TSA's echoes of Ashcroft
The U.S. government's announcement Sunday that it would impose stricter airport security on citizens of 14 "nations that are state sponsors of terrorism or other countries of interest" probably wasn't intended as a homage to former Attorney General John Ashcroft.
But strident critics of Ashcroft and even some of his associates said the Obama administration's move bore strong parallels to the "special registration" or NSEERS (National Security Entry-Exit Registration System) program President George W. Bush's first attorney general ordered beginning in 2002, which required male nationals of what eventually became 25 countries who were working, visiting or living in the U.S. to report to immigration authorities for fingerprinting and interviews. Critics of the program said it failed to nab any terrorists, while about 14,000 of the men were put into deportation proceedings.
Critics contend that the focus on national origin in both programs is simply a proxy for religion. In the Ashcroft immigration program, 24 of the 25 countries were predominantly Muslim. (The exception was North Korea.) In the new airline security program, 13 of the 14 affected countries are largely Muslim. (The exception is Cuba.)
"There are a lot of eerie similarities," said Nawar Shora of the American-Arab Anti-Discrimination Committee. "This takes millions of people and frankly labels them for the general public. ... You're telling broader society it's OK to treat them different because they are different. Because we have one 23-year-old Nigerian do something very dangerous and stupid, 100 million Nigerians are going to be labeled?"
"There are some similarities," said Michael Sullivan, who took over as the U.S. attorney for Massachusetts days after Sept. 11. "I think the president is doing the right thing by tightening security requirements coming from certain countries where you have your potential greatest risk. It only makes sense from a law enforcement, national security perspective that you focus in on where the greatest risk potentially is coming from. ... Attorney General [Ashcroft] was trying to do the exact same thing in a climate of great risk of further terrorist attacks."
For its part, the Transportation Security Administration denies that the new effort amounts to profiling. "TSA does not profile," spokeswoman Sarah Horowitz said. "As is always the case, TSA security measures are based on threat, not ethnic or religious background."
Of course, the two programs are not entirely identical. The TSA 14-countries program involves a brief search that many passengers who aren't from the designated countries will also be subject to. The "special registration" program took hours and sometimes days for people to complete and often wound up with the registrant, who came forward in good faith, being imprisoned and/or deported.
"From a detention perspective, I suppose [the TSA program] is not as bad. ... It's not as severe. Just an extra pat-down, extra scanning, but the messaging — the labeling — is equivalent," said Shora.

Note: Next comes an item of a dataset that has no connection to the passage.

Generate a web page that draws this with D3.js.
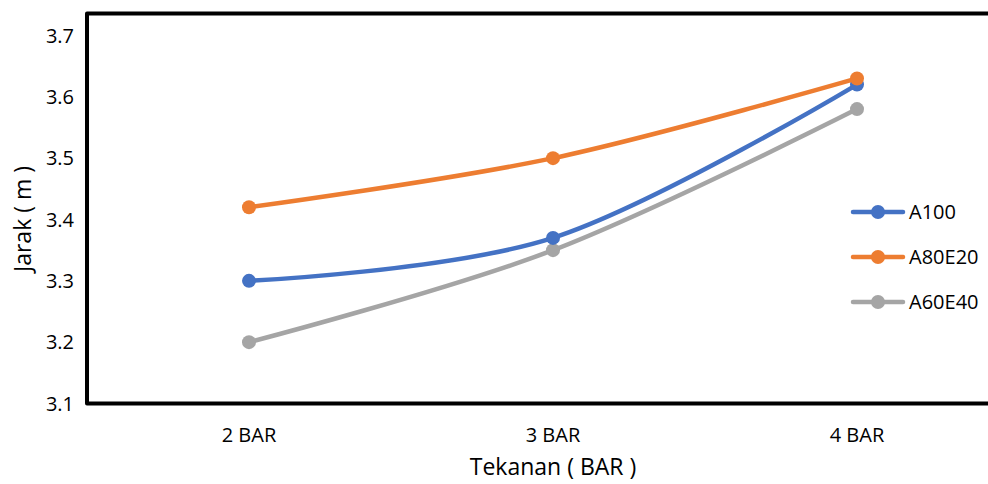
<!DOCTYPE html>
<html>
<head>
<meta charset="utf-8">
<script src="https://cdn.jsdelivr.net/npm/d3@7"></script>
<style>
    body { margin: 0; background: #fff; }
    text { font-family: "Open Sans", sans-serif; fill: #000; }
</style>
</head>
<body>
<div id="chart"></div>
<script>
// data
var categories = ["2 BAR", "3 BAR", "4 BAR"];
var seriesNames = ["A100", "A80E20", "A60E40"];
var a100 = [3.30, 3.37, 3.62];
var a80e20 = [3.42, 3.50, 3.63];
var a60e40 = [3.20, 3.35, 3.58];
var yTicks = [3.1, 3.2, 3.3, 3.4, 3.5, 3.6, 3.7];
var colors = ["#4472C4", "#ED7D31", "#A5A5A5"];

var width = 988, height = 484;
var svg = d3.select("#chart").append("svg").attr("width", width).attr("height", height);

// scales
var x_scale = d3.scalePoint().domain(categories).range([249, 857]);
var y_scale = d3.scaleLinear().domain([3.1, 3.7]).range([403.5, 35.5]);

// frame (left, top, bottom - no right side)
var frameLeft = 87, frameTop = 13.5, frameBottom = y_scale(3.1);
svg.append("path")
    .attr("d", "M" + width + "," + frameTop + "H" + frameLeft + "V" + frameBottom + "H" + width)
    .attr("fill", "none")
    .attr("stroke", "#000")
    .attr("stroke-width", 4)
    .attr("stroke-linejoin", "round");

// y tick labels
svg.append("g").selectAll("text")
    .data(yTicks)
    .enter()
    .append("text")
    .attr("x", 74)
    .attr("y", function (d) { return y_scale(d); })
    .attr("dy", "0.35em")
    .attr("text-anchor", "end")
    .style("font-size", "20px")
    .text(function (d) { return d.toFixed(1); });

// x tick labels
svg.append("g").selectAll("text")
    .data(categories)
    .enter()
    .append("text")
    .attr("x", function (d) { return x_scale(d); })
    .attr("y", 442)
    .attr("text-anchor", "middle")
    .style("font-size", "20px")
    .text(function (d) { return d; });

// axis titles
svg.append("text")
    .attr("x", 553)
    .attr("y", 475)
    .attr("text-anchor", "middle")
    .style("font-size", "23px")
    .text("Tekanan ( BAR )");
svg.append("text")
    .attr("transform", "translate(31,219)rotate(-90)")
    .attr("text-anchor", "middle")
    .style("font-size", "23px")
    .text("Jarak ( m )");

// lines
var series = [a100, a80e20, a60e40];
var line = d3.line()
    .x(function (d, i) { return x_scale(categories[i]); })
    .y(function (d) { return y_scale(d); })
    .curve(d3.curveCardinal.tension(0));

// draw A60E40 first, then A100, then A80E20 on top
var order = [2, 0, 1];
order.forEach(function (k) {
    var g = svg.append("g");
    g.append("path")
        .datum(series[k])
        .attr("d", line)
        .attr("fill", "none")
        .attr("stroke", colors[k])
        .attr("stroke-width", 4.5)
        .attr("stroke-linecap", "round");
    g.selectAll("circle")
        .data(series[k])
        .enter()
        .append("circle")
        .attr("cx", function (d, i) { return x_scale(categories[i]); })
        .attr("cy", function (d) { return y_scale(d); })
        .attr("r", 7)
        .attr("fill", colors[k]);
});

// legend
var legendY = [212, 257, 302];
var legend = svg.append("g").selectAll("g")
    .data(seriesNames)
    .enter()
    .append("g")
    .attr("transform", function (d, i) { return "translate(0," + legendY[i] + ")"; });
legend.append("line")
    .attr("x1", 853).attr("x2", 903)
    .attr("stroke", function (d, i) { return colors[i]; })
    .attr("stroke-width", 4.5)
    .attr("stroke-linecap", "round");
legend.append("circle")
    .attr("cx", 878)
    .attr("r", 7)
    .attr("fill", function (d, i) { return colors[i]; });
legend.append("text")
    .attr("x", 909)
    .attr("dy", "0.35em")
    .style("font-size", "20px")
    .text(function (d) { return d; });
</script>
</body>
</html>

While the hue and cry over special registration was loud and sustained, the early reaction to the TSA 14-countries program was more muted. However, the American Civil Liberties Union, the Council on American-Islamic Relations and Muslim Advocates are all publicly questioning the wisdom of the new approach. So, too, have some terrorism analysts and scholars.
"I see it as a do-something, do-anything response," said Bruce Hoffman of Georgetown University. "There is probably a greater threat of Western nationals being co-opted by Al Qaeda. This'll do nothing against them."
"I think this is an ill-considered response that'll do more harm to the United States than it does good," said Edward Alden of the Council on Foreign Relations. "That's a crude sort of measure that is going to alienate a lot of people who are otherwise friendly to the United States."
Some said the new TSA measure will probably do some good but is far from a major enhancement of security. "You can argue that the bad guys will just find more Richard Reids who carry British passports and have Western names, but at least you force them to work a little harder if you don't allow someone named Mohammed from Yemen to get on an airplane without going through secondary screening," said a former senior intelligence official who asked not to be named. "You could also argue that it you make it difficult for people from some of these countries to get on airplanes, they might complain about it to their government, and you'll have a clampdown there on Al Qaeda."
However, the ex-official said, there is little doubt that the tactic amounts to religious and ethnic profiling. "They wont call it that, but, sure, that's what it is," the former official said.
Even TSA's use of the term "countries of interest" evokes one of Ashcroft's most famous phrases, "person of interest." Ashcroft used that construction in TV interviews and a news conference to describe Dr. Stephen Hatfill's connection to an investigation into the anthrax attacks in 2001. In 2008, the U.S. government later paid Hatfill $5.8 million to settle a Privacy Act lawsuit claiming that his reputation was damaged by Ashcroft and other officials. Hatfill was never charged in the attacks. The government's investigative focus eventually moved to another scientist, Bruce Ivins, who killed himself after learning he was about to be indicted in the case.